Our new friend we found had for a grandfather no less a dignitary than Alexander Dumas. His name he told us was Louis Dumas, an artist, not yet called to the colors, and bound now for Villeneuve, "and before we can really get acquainted, here we are," he said as the train came to a stop.

As he stepped to the door it was flung open by an officer who shouted, "Everybody out! This car is for the military." We protested. We displayed our tickets. The officer laughed and, seizing one reluctant passenger, dragged him out. A quickly ejected and much dejected band, we found ourselves upon the street of a little outlying village nine miles from Paris. It had taken half as many hours to get there.

We fell upon the one village gendarme with a volley of questions. By pitching her voice above the hubbub, Marie got in her inquiry about the distance to Melun.

"Thirty kilometers by the main road," he answered.

This, then, was the issue of that tense day of strategy and daring: to be stranded in this suburb from which it was impossible to go forward to Melun and almost as difficult to return to Paris. Marie crumpled under the blow and then I realized how much it had cost her to maintain that calm outward demeanor.

By sheer will-power she had kept the tears from her eyes and the tremor from her limbs. Long held in leash, they now leaped out to possess her.
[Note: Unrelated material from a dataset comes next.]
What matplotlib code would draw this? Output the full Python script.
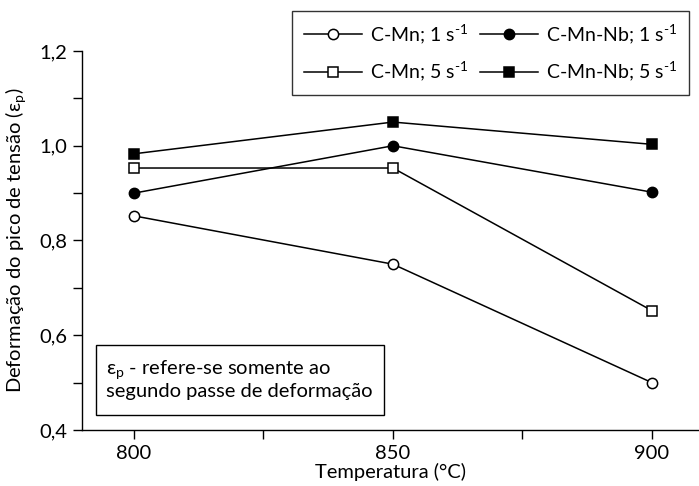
import matplotlib
matplotlib.use("Agg")
import matplotlib.pyplot as plt
from matplotlib.ticker import FixedLocator, FuncFormatter
from matplotlib.patches import Rectangle

plt.rcParams['font.family'] = ['Lato', 'DejaVu Sans']
plt.rcParams['mathtext.default'] = 'regular'

temps = [800, 850, 900]
cmn_1 = [0.852, 0.750, 0.500]
cmnnb_1 = [0.900, 1.000, 0.902]
cmn_5 = [0.953, 0.953, 0.652]
cmnnb_5 = [0.983, 1.050, 1.003]

series = [
    ("C-Mn; 1 s$^{\u20101}$", cmn_1, 'o', 'white'),
    ("C-Mn-Nb; 1 s$^{\u20101}$", cmnnb_1, 'o', 'black'),
    ("C-Mn; 5 s$^{\u20101}$", cmn_5, 's', 'white'),
    ("C-Mn-Nb; 5 s$^{\u20101}$", cmnnb_5, 's', 'black'),
]

W, H = 699, 486
fig = plt.figure(figsize=(W / 100, H / 100), dpi=100)
ax = fig.add_axes([81.7 / W, 1 - 430 / H, (W - 81.7) / W, 379 / H])

handles = []
for label, vals, m, fc in series:
    h, = ax.plot(temps, vals, color='black', lw=1.1, marker=m, markersize=7.4,
                 markerfacecolor=fc, markeredgecolor='black', markeredgewidth=1.1,
                 label=label, clip_on=False)
    handles.append(h)

ax.set_xlim(789.9, 909.1)
ax.set_ylim(0.4, 1.2)
ax.spines['top'].set_visible(False)
ax.spines['right'].set_visible(False)
ax.spines['left'].set_linewidth(1.0)
ax.spines['bottom'].set_linewidth(1.0)

ax.xaxis.set_major_locator(FixedLocator([800, 850, 900]))
ax.xaxis.set_minor_locator(FixedLocator([825, 875]))
ax.yaxis.set_major_locator(FixedLocator([0.4, 0.6, 0.8, 1.0, 1.2]))
ax.yaxis.set_minor_locator(FixedLocator([0.5, 0.7, 0.9, 1.1]))
ax.yaxis.set_major_formatter(FuncFormatter(lambda v, p: f"{v:.1f}".replace('.', ',')))
ax.tick_params(which='both', direction='out', length=6.5, width=1.0, labelsize=14.5)
ax.tick_params(axis='x', pad=4)
ax.tick_params(axis='y', pad=4)

ax.set_xlabel("Temperatura (°C)", fontsize=14.5, labelpad=1)
ax.set_ylabel("Deformação do pico de tensão (ε$_p$)", fontsize=14.5, labelpad=8)

order = [0, 2, 1, 3]
leg = fig.legend([handles[i] for i in order], [series[i][0] for i in order],
                 ncol=2, loc='upper left', bbox_to_anchor=(292 / W, 1 - 11 / H),
                 bbox_transform=fig.transFigure, frameon=True, fancybox=False,
                 edgecolor='black', fontsize=14, handlelength=3.0,
                 columnspacing=0.6, handletextpad=0.4, borderpad=0.6,
                 labelspacing=0.7, borderaxespad=0)
leg.get_frame().set_linewidth(1.0)

rect = Rectangle((96 / W, 1 - 415 / H), (384 - 96) / W, (415 - 345) / H,
                 transform=fig.transFigure, facecolor='white', edgecolor='black',
                 linewidth=1.0)
fig.patches.append(rect)
fig.text(106 / W, 1 - 379 / H,
         "ε$_p$ - refere-se somente ao\nsegundo passe de deformação",
         fontsize=14.5, va='center', ha='left', linespacing=1.15)

fig.savefig("out.png", dpi=100)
Dumas ran hither and thither, hunting conveyance but in vain. Three of his friends had automobiles. He called them by telephone. All cars had been commandeered. He stood with head drooping in real dejection.

"Ah, I have it!" he exclaimed, "my friend Veilleau, he has an aeroplane and he will do it."

This was quite too much even for Marie's soaring spirit; but she scarcely had time to picture herself ranging the sky when Dumas was back again, sorrowfully confessing failure. Aeroplanes likewise had heard the tocsin; they had sterner business than wafting lovers through the sky; they were carrying explosives and messages in the service of France. Dumas looked almost as disappointed as the wilted little figure he was trying to help.

When the villagers understood her plight, they were full of sympathy, full of condolences, but also full of tales of arrest for those traveling on the main road.

"Where was this road, anyhow?"

"Out there," they replied.

Turning a corner, we looked down the long row of poplars that lined the main road to Melun.